Galbraith's books, including American Capitalism, The Affluent Society, The New Industrial State, and Economics and the Public Purpose, were widely read in their time. He produced "fluid, magisterial prose with a generous clarity that leads readers across dense and difficult terrain," Greider remarked. He sprinkled his works with wit and occasional jabs at figures of authority. His books, however, were not frivolous; his penetrating intellect leveled criticism at those who deserved it most: the paper-pushers, the self-important, the socially disingenuous. "Across the arc of his long career, as Parker's book makes clear, Galbraith maintained this critical temperament," Greider continued. "That quality is what makes his old books so relevant to the present—his ability to see through economic theory and examine the much larger, infinitely more complex variables of politics, history, psychology and, above all, power."

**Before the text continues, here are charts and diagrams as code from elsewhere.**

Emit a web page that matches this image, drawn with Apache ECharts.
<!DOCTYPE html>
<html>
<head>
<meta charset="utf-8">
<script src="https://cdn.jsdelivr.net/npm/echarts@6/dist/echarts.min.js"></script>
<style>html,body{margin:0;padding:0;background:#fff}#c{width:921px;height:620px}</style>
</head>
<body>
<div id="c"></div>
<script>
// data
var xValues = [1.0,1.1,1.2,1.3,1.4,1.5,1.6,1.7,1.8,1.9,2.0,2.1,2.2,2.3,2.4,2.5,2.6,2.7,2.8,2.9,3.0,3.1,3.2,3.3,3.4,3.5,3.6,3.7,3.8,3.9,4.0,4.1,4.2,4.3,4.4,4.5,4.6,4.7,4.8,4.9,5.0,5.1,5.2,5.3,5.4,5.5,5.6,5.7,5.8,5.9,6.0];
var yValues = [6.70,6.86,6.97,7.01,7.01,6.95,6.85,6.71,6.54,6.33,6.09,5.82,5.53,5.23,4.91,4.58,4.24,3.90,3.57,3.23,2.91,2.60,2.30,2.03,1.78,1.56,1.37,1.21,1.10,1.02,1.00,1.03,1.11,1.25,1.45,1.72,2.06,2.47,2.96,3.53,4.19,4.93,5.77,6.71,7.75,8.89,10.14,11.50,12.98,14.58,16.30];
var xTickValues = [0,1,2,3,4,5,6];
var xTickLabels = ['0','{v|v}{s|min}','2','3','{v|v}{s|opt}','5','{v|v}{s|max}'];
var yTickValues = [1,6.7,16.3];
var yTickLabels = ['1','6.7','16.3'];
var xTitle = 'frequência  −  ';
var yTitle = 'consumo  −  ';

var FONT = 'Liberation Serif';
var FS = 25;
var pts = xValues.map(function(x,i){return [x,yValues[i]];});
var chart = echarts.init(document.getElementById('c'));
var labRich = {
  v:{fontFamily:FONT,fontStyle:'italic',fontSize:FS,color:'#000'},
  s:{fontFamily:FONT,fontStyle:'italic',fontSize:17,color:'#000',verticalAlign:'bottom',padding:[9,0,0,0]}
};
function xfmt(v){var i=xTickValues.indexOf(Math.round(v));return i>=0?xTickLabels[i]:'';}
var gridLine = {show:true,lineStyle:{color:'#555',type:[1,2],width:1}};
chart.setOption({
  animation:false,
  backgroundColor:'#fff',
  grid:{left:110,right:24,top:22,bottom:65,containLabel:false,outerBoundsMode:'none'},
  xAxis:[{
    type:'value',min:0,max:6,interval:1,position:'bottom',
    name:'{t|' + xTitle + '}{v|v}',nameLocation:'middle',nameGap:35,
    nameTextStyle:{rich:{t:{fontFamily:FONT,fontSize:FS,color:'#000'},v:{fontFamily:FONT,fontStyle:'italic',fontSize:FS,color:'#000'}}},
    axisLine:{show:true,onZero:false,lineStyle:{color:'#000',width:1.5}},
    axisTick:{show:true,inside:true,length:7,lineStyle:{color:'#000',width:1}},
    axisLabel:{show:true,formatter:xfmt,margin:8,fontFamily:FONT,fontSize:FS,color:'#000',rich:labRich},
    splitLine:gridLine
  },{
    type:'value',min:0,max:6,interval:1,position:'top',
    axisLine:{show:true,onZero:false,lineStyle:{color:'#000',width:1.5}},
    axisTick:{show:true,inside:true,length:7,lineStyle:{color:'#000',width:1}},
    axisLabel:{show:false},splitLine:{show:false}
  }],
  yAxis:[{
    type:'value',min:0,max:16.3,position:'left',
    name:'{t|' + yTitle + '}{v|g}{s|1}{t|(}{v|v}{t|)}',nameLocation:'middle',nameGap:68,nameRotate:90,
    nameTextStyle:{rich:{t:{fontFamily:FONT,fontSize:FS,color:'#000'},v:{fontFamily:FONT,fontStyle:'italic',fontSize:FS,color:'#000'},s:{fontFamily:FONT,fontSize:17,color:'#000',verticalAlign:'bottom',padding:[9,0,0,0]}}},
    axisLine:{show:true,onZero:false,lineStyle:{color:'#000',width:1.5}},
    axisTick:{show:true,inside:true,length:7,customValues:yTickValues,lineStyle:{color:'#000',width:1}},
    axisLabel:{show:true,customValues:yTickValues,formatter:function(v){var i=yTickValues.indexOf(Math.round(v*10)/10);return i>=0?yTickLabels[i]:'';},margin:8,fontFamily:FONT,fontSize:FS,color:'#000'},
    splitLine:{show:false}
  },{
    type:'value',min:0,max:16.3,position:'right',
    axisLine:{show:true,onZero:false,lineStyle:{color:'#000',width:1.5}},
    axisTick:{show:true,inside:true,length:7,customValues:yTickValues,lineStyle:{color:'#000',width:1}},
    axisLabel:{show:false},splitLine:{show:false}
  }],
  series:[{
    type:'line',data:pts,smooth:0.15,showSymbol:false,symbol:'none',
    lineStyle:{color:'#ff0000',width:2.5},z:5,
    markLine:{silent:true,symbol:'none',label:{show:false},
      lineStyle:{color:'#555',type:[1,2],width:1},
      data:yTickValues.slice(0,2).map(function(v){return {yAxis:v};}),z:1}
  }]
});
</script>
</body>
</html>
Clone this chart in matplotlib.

Parker's "portrait of the urbane, ironic Galbraith" stands as "a stout biography that will be the standard for years," remarked Booklist reviewer Gilbert Taylor. "Parker writes cleanly and fluidly, and his subject—an idiosyncratic Keynesian who became FDR's price czar, worked for Henry Luce's Fortune, took part in the Strategic Bombing Survey, wrote speeches for Adlai Stevenson in the early 1950s and bestselling books throughout that decade—is no bad protagonist to follow through the tumult of mid-century America," Douthat stated. Parker "writes with fluency and expert knowledge," remarked a Publishers Weekly reviewer, who also stated that the book is "a model of clarity" on matters of Galbraith's works and influence.

BIOGRAPHICAL AND CRITICAL SOURCES:

PERIODICALS

Booklist, February 15, 2005, Gilbert Taylor, review of John Kenneth Galbraith: His Life, His Politics, His Economics, p. 1040.

Kirkus Reviews, December 15, 2004, review of John Kenneth Galbraith, p. 1190.

Nation, March 14, 2005, William Greider, review of John Kenneth Galbraith, p. 18.

National Review, March 14, 2005, Ross Douthat, "Undismal Scientist," review of John Kenneth Galbraith, p. 47.

Publishers Weekly, January 3, 2005, review of John Kenneth Galbraith, p. 46.